[Data segment start]
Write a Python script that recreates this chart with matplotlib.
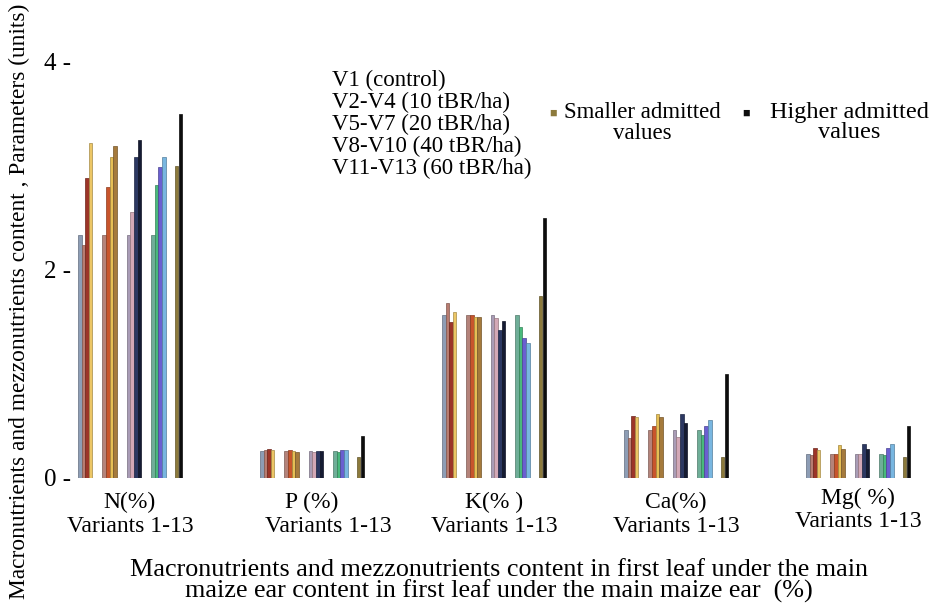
import matplotlib
matplotlib.use("Agg")
import matplotlib.pyplot as plt
import matplotlib.colors as mcolors

plt.rcParams['font.family'] = ['Liberation Serif', 'DejaVu Serif']

# ---- data ----
nutrients = ["N", "P", "K", "Ca", "Mg"]
group_labels = ["N(%)", "P (%)", "K(% )", "Ca(%)", "Mg( %)"]
variant_names = ["V1", "V2", "V3", "V4", "V5", "V6", "V7", "V8", "V9", "V10", "V11", "V12", "V13"]

N_values  = [2.34, 2.24, 2.88, 3.22, 2.80, 3.09, 3.19, 2.56, 3.09, 3.25, 2.82, 2.99, 3.09]
P_values  = [0.26, 0.27, 0.28, 0.27, 0.27, 0.26, 0.25, 0.25, 0.26, 0.26, 0.25, 0.27, 0.27]
K_values  = [1.57, 1.68, 1.50, 1.60, 1.57, 1.55, 1.55, 1.54, 1.42, 1.51, 1.45, 1.35, 1.30]
Ca_values = [0.46, 0.38, 0.60, 0.59, 0.50, 0.62, 0.59, 0.39, 0.62, 0.53, 0.41, 0.50, 0.56]
Mg_values = [0.23, 0.22, 0.29, 0.27, 0.23, 0.32, 0.28, 0.23, 0.33, 0.28, 0.22, 0.29, 0.33]

smaller_admitted = [3.0, 0.2, 1.75, 0.2, 0.2]
higher_admitted  = [3.5, 0.4, 2.5, 1.0, 0.5]

legend_lines = ["V1 (control)", "V2-V4 (10 tBR/ha)", "V5-V7 (20 tBR/ha)",
                "V8-V10 (40 tBR/ha)", "V11-V13 (60 tBR/ha)"]

# clusters: control (V1) shown with each dose level
clusters = [[0, 1, 2, 3], [0, 4, 5, 6], [0, 7, 8, 9], [0, 10, 11, 12]]

# ---- styles ----
control_colors = ["#8d9db5", "#b4837a", "#a99cb6", "#6fae98"]
variant_colors = [None, "#b87c70", "#9c3528", "#ecc665",
                  "#c8552c", "#e6bf55", "#a57a3c",
                  "#d3a8b6", "#2c3862", "#151b33",
                  "#49b97c", "#6a5fd0", "#78b6e0"]
smaller_color = "#8c7a3c"
higher_color = "#0d0d0d"

all_values = [N_values, P_values, K_values, Ca_values, Mg_values]

W, H = 936, 607
fig = plt.figure(figsize=(W / 100, H / 100), dpi=100)
ax_left, ax_bottom_px, ax_w, px_per_unit, ymax = 75, 478, 850, 104, 4.2
ax = fig.add_axes([ax_left / W, (H - ax_bottom_px) / H, ax_w / W, ymax * px_per_unit / H])
ax.set_xlim(0, ax_w)
ax.set_ylim(0, ymax)

group_start0, group_step = 3, 182.0
cluster_step = 24.4
bar_w = 3.6

def darker(c, f=0.7):
    r, g, b = mcolors.to_rgb(c)
    return (r * f, g * f, b * f)

centers = []
for g, vals in enumerate(all_values):
    gs = group_start0 + g * group_step
    for c, idxs in enumerate(clusters):
        cs = gs + c * cluster_step
        for k, vi in enumerate(idxs):
            col = control_colors[c] if vi == 0 else variant_colors[vi]
            ax.bar(cs + k * bar_w + bar_w / 2, vals[vi], width=bar_w, color=col,
                   edgecolor=darker(col), linewidth=0.5, align='center')
    cs = gs + len(clusters) * cluster_step - 1
    ax.bar(cs + bar_w / 2, smaller_admitted[g], width=bar_w, color=smaller_color,
           edgecolor=darker(smaller_color), linewidth=0.5)
    ax.bar(cs + bar_w * 1.5 + 0.4, higher_admitted[g], width=bar_w, color=higher_color,
           edgecolor=higher_color, linewidth=0.5)
    centers.append((gs + cs + 2 * bar_w) / 2)

for s in ax.spines.values():
    s.set_visible(False)
ax.set_yticks([0, 2, 4])
ax.set_yticklabels(["0 -", "2 -", "4 -"], fontsize=18)
ax.tick_params(axis='y', length=0, pad=3)
ax.set_xticks([])

# group labels
name_dy = [-10, -10, -10, -10, -7]
var_dy = [-27, -27, -27, -27, -24]
var_dx = [0, 12, 0, 0, 0]
for g, lab in enumerate(group_labels):
    xc = centers[g]
    ax.annotate(lab, xy=(xc, 0), xycoords='data', xytext=(0, name_dy[g]),
                textcoords='offset points', ha='center', va='top', fontsize=17)
    ax.annotate("Variants 1-13", xy=(xc, 0), xycoords='data', xytext=(var_dx[g], var_dy[g]),
                textcoords='offset points', ha='center', va='top', fontsize=17)

# legend text block
fig.text(332 / W, 1 - 70 / H, "\n".join(legend_lines), ha='left', va='top',
         fontsize=16.5, linespacing=1.05)
fig.text(553 / W, 1 - 114 / H, "\u25a0", color=smaller_color, fontsize=9, ha='center', va='center')
fig.text(642 / W, 1 - 102 / H, "Smaller admitted\nvalues", ha='center', va='top',
         fontsize=16.5, linespacing=1.0)
fig.text(746 / W, 1 - 114 / H, "\u25a0", color=higher_color, fontsize=9, ha='center', va='center')
fig.text(849 / W, 1 - 102 / H, "Higher admitted\nvalues", ha='center', va='top',
         fontsize=17.5, linespacing=0.95)

# axis titles
fig.text(499 / W, 1 - 559 / H,
         "Macronutrients and mezzonutrients content in first leaf under the main\n"
         "maize ear content in first leaf under the main maize ear  (%)",
         ha='center', va='top', fontsize=18.8, linespacing=0.93)
fig.text(19 / W, 1 - 301 / H,
         "Macronutrients and mezzonutrients content , Parameters (units)",
         rotation=90, ha='center', va='center', fontsize=16.8)

fig.savefig("out.png", dpi=100, facecolor='white')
[Data segment end]
> _Task instructions_:
Retype everything in the material word for word, minus pictures.

> _Response to this exercise_:
Write a Python script that recreates this chart with matplotlib.
import matplotlib
matplotlib.use("Agg")
import matplotlib.pyplot as plt
import matplotlib.colors as mcolors

plt.rcParams['font.family'] = ['Liberation Serif', 'DejaVu Serif']

# ---- data ----
nutrients = ["N", "P", "K", "Ca", "Mg"]
group_labels = ["N(%)", "P (%)", "K(% )", "Ca(%)", "Mg( %)"]
variant_names = ["V1", "V2", "V3", "V4", "V5", "V6", "V7", "V8", "V9", "V10", "V11", "V12", "V13"]

N_values  = [2.34, 2.24, 2.88, 3.22, 2.80, 3.09, 3.19, 2.56, 3.09, 3.25, 2.82, 2.99, 3.09]
P_values  = [0.26, 0.27, 0.28, 0.27, 0.27, 0.26, 0.25, 0.25, 0.26, 0.26, 0.25, 0.27, 0.27]
K_values  = [1.57, 1.68, 1.50, 1.60, 1.57, 1.55, 1.55, 1.54, 1.42, 1.51, 1.45, 1.35, 1.30]
Ca_values = [0.46, 0.38, 0.60, 0.59, 0.50, 0.62, 0.59, 0.39, 0.62, 0.53, 0.41, 0.50, 0.56]
Mg_values = [0.23, 0.22, 0.29, 0.27, 0.23, 0.32, 0.28, 0.23, 0.33, 0.28, 0.22, 0.29, 0.33]

smaller_admitted = [3.0, 0.2, 1.75, 0.2, 0.2]
higher_admitted  = [3.5, 0.4, 2.5, 1.0, 0.5]

legend_lines = ["V1 (control)", "V2-V4 (10 tBR/ha)", "V5-V7 (20 tBR/ha)",
                "V8-V10 (40 tBR/ha)", "V11-V13 (60 tBR/ha)"]

# clusters: control (V1) shown with each dose level
clusters = [[0, 1, 2, 3], [0, 4, 5, 6], [0, 7, 8, 9], [0, 10, 11, 12]]

# ---- styles ----
control_colors = ["#8d9db5", "#b4837a", "#a99cb6", "#6fae98"]
variant_colors = [None, "#b87c70", "#9c3528", "#ecc665",
                  "#c8552c", "#e6bf55", "#a57a3c",
                  "#d3a8b6", "#2c3862", "#151b33",
                  "#49b97c", "#6a5fd0", "#78b6e0"]
smaller_color = "#8c7a3c"
higher_color = "#0d0d0d"

all_values = [N_values, P_values, K_values, Ca_values, Mg_values]

W, H = 936, 607
fig = plt.figure(figsize=(W / 100, H / 100), dpi=100)
ax_left, ax_bottom_px, ax_w, px_per_unit, ymax = 75, 478, 850, 104, 4.2
ax = fig.add_axes([ax_left / W, (H - ax_bottom_px) / H, ax_w / W, ymax * px_per_unit / H])
ax.set_xlim(0, ax_w)
ax.set_ylim(0, ymax)

group_start0, group_step = 3, 182.0
cluster_step = 24.4
bar_w = 3.6

def darker(c, f=0.7):
    r, g, b = mcolors.to_rgb(c)
    return (r * f, g * f, b * f)

centers = []
for g, vals in enumerate(all_values):
    gs = group_start0 + g * group_step
    for c, idxs in enumerate(clusters):
        cs = gs + c * cluster_step
        for k, vi in enumerate(idxs):
            col = control_colors[c] if vi == 0 else variant_colors[vi]
            ax.bar(cs + k * bar_w + bar_w / 2, vals[vi], width=bar_w, color=col,
                   edgecolor=darker(col), linewidth=0.5, align='center')
    cs = gs + len(clusters) * cluster_step - 1
    ax.bar(cs + bar_w / 2, smaller_admitted[g], width=bar_w, color=smaller_color,
           edgecolor=darker(smaller_color), linewidth=0.5)
    ax.bar(cs + bar_w * 1.5 + 0.4, higher_admitted[g], width=bar_w, color=higher_color,
           edgecolor=higher_color, linewidth=0.5)
    centers.append((gs + cs + 2 * bar_w) / 2)

for s in ax.spines.values():
    s.set_visible(False)
ax.set_yticks([0, 2, 4])
ax.set_yticklabels(["0 -", "2 -", "4 -"], fontsize=18)
ax.tick_params(axis='y', length=0, pad=3)
ax.set_xticks([])

# group labels
name_dy = [-10, -10, -10, -10, -7]
var_dy = [-27, -27, -27, -27, -24]
var_dx = [0, 12, 0, 0, 0]
for g, lab in enumerate(group_labels):
    xc = centers[g]
    ax.annotate(lab, xy=(xc, 0), xycoords='data', xytext=(0, name_dy[g]),
                textcoords='offset points', ha='center', va='top', fontsize=17)
    ax.annotate("Variants 1-13", xy=(xc, 0), xycoords='data', xytext=(var_dx[g], var_dy[g]),
                textcoords='offset points', ha='center', va='top', fontsize=17)

# legend text block
fig.text(332 / W, 1 - 70 / H, "\n".join(legend_lines), ha='left', va='top',
         fontsize=16.5, linespacing=1.05)
fig.text(553 / W, 1 - 114 / H, "\u25a0", color=smaller_color, fontsize=9, ha='center', va='center')
fig.text(642 / W, 1 - 102 / H, "Smaller admitted\nvalues", ha='center', va='top',
         fontsize=16.5, linespacing=1.0)
fig.text(746 / W, 1 - 114 / H, "\u25a0", color=higher_color, fontsize=9, ha='center', va='center')
fig.text(849 / W, 1 - 102 / H, "Higher admitted\nvalues", ha='center', va='top',
         fontsize=17.5, linespacing=0.95)

# axis titles
fig.text(499 / W, 1 - 559 / H,
         "Macronutrients and mezzonutrients content in first leaf under the main\n"
         "maize ear content in first leaf under the main maize ear  (%)",
         ha='center', va='top', fontsize=18.8, linespacing=0.93)
fig.text(19 / W, 1 - 301 / H,
         "Macronutrients and mezzonutrients content , Parameters (units)",
         rotation=90, ha='center', va='center', fontsize=16.8)

fig.savefig("out.png", dpi=100, facecolor='white')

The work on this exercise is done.